Полагаем, что предложенная ученым концепция семейно-правовой ответственность как правоотношения, возникающего после совершения правонарушения, вполне состоятельна, но требует дополнительного обоснования. Действительно, до момента совершения правонарушения в семейно-правовой сфере ответственности в виде применения неблагоприятных последствий санкций не возникает. Такая авторская концепция (позиция) существует именно по той причине, что она опирается на мнения ученых-теоретиков (Н.В. Витрук, В.А. Кислухин, А.М. Нечаева и др.), исходящих из негативного понимания юридической ответственности вообще и семейно-правовой ответственности в частности.
Р.Л. Хачатуров и Д.А. Липинский абсолютно справедливо развивают подход к юридической ответственности не только с ретроспективной, но и с позитивной точки зрения. Однако, по мнению А.М. Нечаевой, «такое широкое понимание ответственности в научных работах затрудняет не только ее осмысление, но и разработку всех сторон ответственности как целостной проблемы, затрудняет изучение механизма ее действия»[98].
Позволим себе не согласиться с мнением А.М. Нечаевой. Считаем, что смысл научного исследования семейно-правовой ответственности заключается в осмыслении и разработке всех сторон ответственности как целостной системы, и без учета множества объективно возможных и необходимых аспектов ее рассмотрения исследование не будет полным, а будет иметь односторонний характер.
Позитивному аспекту семейно-правовой ответственности в своих работах уделила внимание С.Н. Тагаева. Сделав попытку осмыслить семейно-правовую ответственность как сложное комплексное явление, она приходит к выводу, что «перспективная и ретроспективная ответственность соотносятся как моральная (нравственная) ответственность и правовая ответственность»[99]. Не отрицая концептуально подхода С.Н. Тагаевой, следует указать на то, что, по ее небесспорному мнению, с возникновением семейно-правовых отношений возникает, прежде всего, моральная (нравственная) ответственность – то, что понимают Р.Л. Хачатуров и Д.А. Липинский под позитивной юридической ответственностью, – а в случае нарушения прав или неисполнения обязанностей – правовая ответственность, т. е. ретроспективная. Однако мораль не есть право, а ответственность, о которой рассуждают ученые и практикующие юристы, в т. ч. С.Н. Тагаева, – правовая категория.
Безусловно, правы теоретики в том, что «общие черты морали и права не дают оснований для их отождествления»[100]. Основной признак и юридической ответственности, и семейно-правовой – в т. ч. возможность обеспечения государственным принуждением.
Нельзя отрицать применение ретроспективного подхода к определению семейно-правовой ответственности.

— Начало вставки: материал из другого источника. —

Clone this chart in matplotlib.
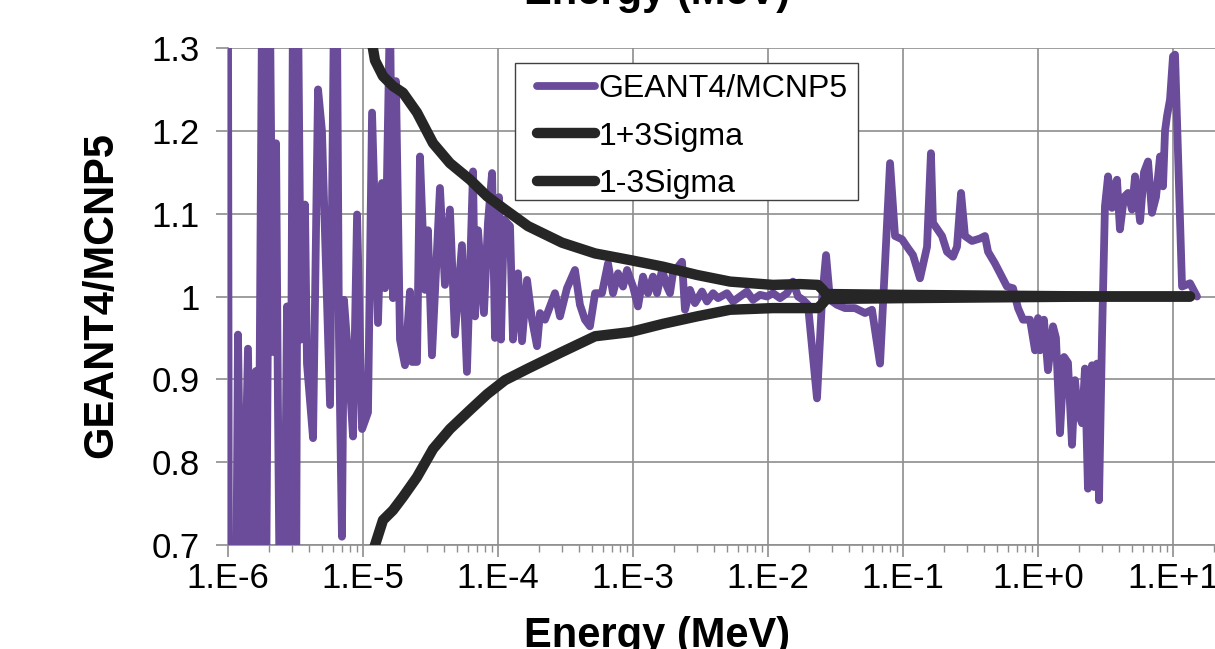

Согласно ст. 1 СК РФ, «семейное законодательство исходит из необходимости укрепления семьи, построения семейных отношений на чувствах взаимной любви и уважения, взаимопомощи и ответственности перед семьей всех ее членов». Безусловно, здесь возникает логичный вопрос, как можно принудить к взаимопомощи, любви, уважению? Это ведь, в первую очередь, нравственные оценочные категории. Но если вариант поведения закреплен в правовой норме, он переходит в область права, и за нарушение нормы наступают неблагоприятные последствия согласно закону, в т. ч. возможно применение мер государственного принуждения в форме санкций.
Более того, бесспорно, что, совершая волевой акт-действие, – регистрируя брак или рождение ребенка, заключая семейно-правовой договор, например, соглашение об уплате алиментов, – участники социальных отношений переводят эти отношения в разряд правовых, добровольно, осознано (ст. 12 СК РФ) беря на себя взаимные обязательства действовать определенным образом, так, как закреплено в нормах семейного законодательства. Таким образом, нормы морали, религиозные предписания трансформируются в правовые нормы, приобретают возможность применения мер государственного принуждения в случае их нарушения. Полагаем, что в такой ситуации речь должна идти о позитивной ответственности, имеющей место при реализации семейно-правовых отношений.